Natures wonders:robber fly top gun of flying insects (Introduction)

by David Turell @, Sunday, March 12, 2017, 18:59 (1072 days ago) @ David Turell

Fabulous long range vision from its complex compound eye and high speed in flight allows it to hone in at a fast closing angle to get its prey:

"A small fly the size of a grain of rice could be the Top Gun of the fly world, with a remarkable ability to detect and intercept its prey mid-air, changing direction mid-flight if necessary before sweeping round for the kill.


"The robber fly has incredibly sophisticated eyes: like all flies, it has compound eyes made up of many lenses -- in the case of the robber fly, it is thought to have several thousand lenses per eye. However, unlike many species of fly, it has a range of lens sizes, from just over 20 microns to around 78 microns -- the width of a human hair. The larger lenses are the same size as those of a dragonfly, which is believed to have the best vision of all insects but is 10 times larger, and help reduce diffraction which would otherwise distort the image.


" the robber fly has a concentration of larger lenses in the centre of its vision, accounting for only around one thousandth of its visual space. The lenses get smaller in size around the outside of the eye. Importantly, the team of researchers also showed that below the very large central lenses, this robber fly has evolved extremely small light detectors, which are placed almost parallel to each other and much further away from the lens than normal. This arrangement preserves the high local image resolution, which is very close to that of much larger dragonflies.

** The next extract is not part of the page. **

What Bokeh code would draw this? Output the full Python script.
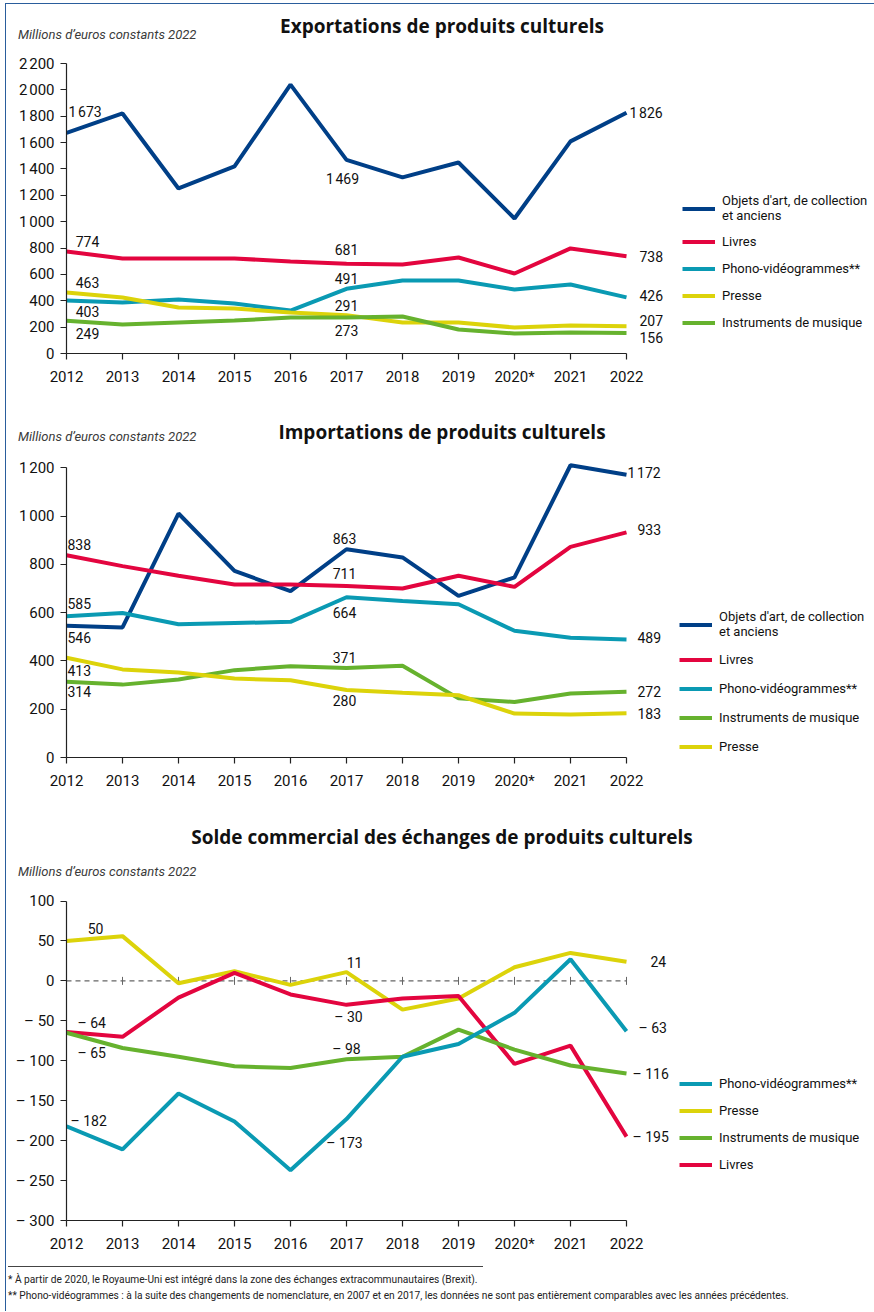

"When it sees a potential prey, the fly launches itself upwards while maintaining a 'constant bearing angle' -- in other words, it moves in a direction such that while moving closer and closer to its prey, it still maintains the same relative bearing. This ensures that it will intercept its prey.

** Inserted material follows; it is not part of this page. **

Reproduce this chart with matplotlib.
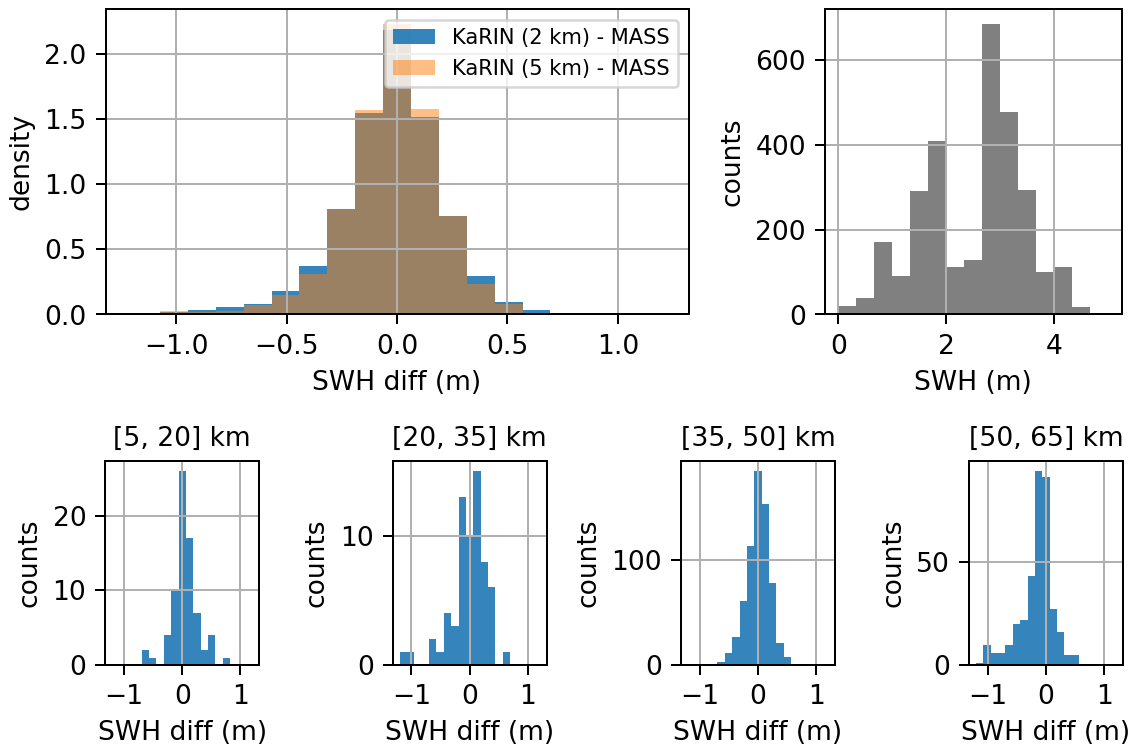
import numpy as np
import matplotlib
matplotlib.use("Agg")
import matplotlib.pyplot as plt

# ---------------- data ----------------
diff_edges = np.linspace(-1.2, 1.2, 20)          # 19 bins shared by SWH-diff histograms
density_2km = [0.0, 0.018, 0.036, 0.058, 0.081, 0.178, 0.374, 0.806, 1.544, 2.18,
               1.518, 0.755, 0.292, 0.095, 0.031, 0.0, 0.0, 0.0, 0.0]
density_5km = [0.0, 0.026, 0.020, 0.028, 0.075, 0.148, 0.310, 0.806, 1.567, 2.23,
               1.577, 0.755, 0.236, 0.079, 0.0, 0.0, 0.0, 0.0, 0.0]
legend_labels = ["KaRIN (2 km) - MASS", "KaRIN (5 km) - MASS"]

swh_edges = np.linspace(0, 5, 16)
swh_counts = [20, 39, 171, 90, 292, 409, 111, 128, 686, 479, 293, 101, 113, 17, 0]

range_titles = ["[5, 20] km", "[20, 35] km", "[35, 50] km", "[50, 65] km"]
range_counts = [
    [0, 0, 0, 0, 2, 1, 0, 4, 10, 26, 17, 7, 2, 4, 0, 1, 0, 0, 0],
    [1, 1, 0, 0, 2, 1, 4, 3, 13, 10, 15, 8, 6, 0, 1, 0, 0, 0, 0],
    [0, 0, 1, 1, 3, 12, 27, 61, 113, 185, 153, 78, 21, 8, 0, 0, 0, 0, 0],
    [1, 10, 6, 6, 10, 20, 22, 43, 94, 91, 27, 16, 5, 5, 0, 0, 0, 0, 0],
]
range_yticks = [[0, 10, 20], [0, 10], [0, 100], [0, 50]]

# ---------------- figure ----------------
W, H = 1131, 747
DPI = 180
FS = 10.6
plt.rcParams.update({
    "font.size": FS,
    "axes.titlesize": FS,
    "axes.labelsize": FS,
    "xtick.labelsize": FS,
    "ytick.labelsize": FS,
    "legend.fontsize": 8.4,
    "xtick.major.size": 4.1,
    "ytick.major.size": 4.1,
})
fig = plt.figure(figsize=(W / DPI, H / DPI), dpi=DPI)

def ax_px(x0, y0, x1, y1):
    return fig.add_axes([x0 / W, 1 - y1 / H, (x1 - x0) / W, (y1 - y0) / H])

centers = 0.5 * (diff_edges[:-1] + diff_edges[1:])
swh_centers = 0.5 * (swh_edges[:-1] + swh_edges[1:])

# top-left density histogram
ax1 = ax_px(105.5, 9.3, 688.6, 314.5)
ax1.hist(centers, bins=diff_edges, weights=density_2km, color="C0", alpha=0.9,
         label=legend_labels[0])
ax1.hist(centers, bins=diff_edges, weights=density_5km, color="C1", alpha=0.5,
         label=legend_labels[1])
ax1.set_xticks([-1.0, -0.5, 0.0, 0.5, 1.0])
ax1.set_yticks([0.0, 0.5, 1.0, 1.5, 2.0])
ax1.set_xlabel("SWH diff (m)")
ax1.set_ylabel("density")
ax1.legend(loc="upper right")
ax1.grid(True)

# top-right SWH histogram
ax2 = ax_px(825, 9.3, 1121.7, 314.5)
ax2.hist(swh_centers, bins=swh_edges, weights=swh_counts, color="gray")
ax2.set_xticks([0, 2, 4])
ax2.set_yticks([0, 200, 400, 600])
ax2.set_xlabel("SWH (m)")
ax2.set_ylabel("counts")
ax2.grid(True)

# bottom row: per-distance histograms
lefts = [105.3, 392.7, 681.0, 969.0]
for left, title, counts, yt in zip(lefts, range_titles, range_counts, range_yticks):
    ax = ax_px(left, 461.0, left + 153.8, 665.3)
    ax.hist(centers, bins=diff_edges, weights=counts, color="C0", alpha=0.9)
    ax.set_xticks([-1, 0, 1])
    ax.set_yticks(yt)
    ax.set_title(title)
    ax.set_xlabel("SWH diff (m)")
    ax.set_ylabel("counts")
    ax.grid(True)

fig.savefig("out.png", dpi=DPI)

"This strategy of maintaining the constant relative bearing also allows the robber fly to manoeuvre itself mid-air in the event that its prey changes direction. The researchers demonstrated this by switching the direction of their fake prey while the robber fly was mid-flight and observing how the fly responded.

"Once the fly is around 29 cm away from its prey -- though exactly how it judges this distance is still unclear -- the fly displays a remarkable strategy never before observed in a flying animal. It 'locks-on' to its prey while changing its own trajectory, enabling it to sweep round, slow down and come alongside the prey to make its final attack.

"'What you see is similar to a baton pass in a relay race: when the two runners are heading in a similar direction and speed, they are more likely to be successful than if they are passing each other at ninety degrees," says Dr Trevor Wardill.

"The researchers believe the robber fly's sensory system, which maximises precision in its vision while minimising the amount of information needing processing, is the key to its ability to capture prey as accurately is it does while retaining such a small body size."

Comment: Amazing how that tiny brain computes the calculus of baring in on a snack. I would put this in the category of another saltation. I can't imagine the insect learning tis stepwise. It would have stayed very hungry.

I might add another comment: How did that very complex compound eye develop? Not stepwise either. It requires a designer.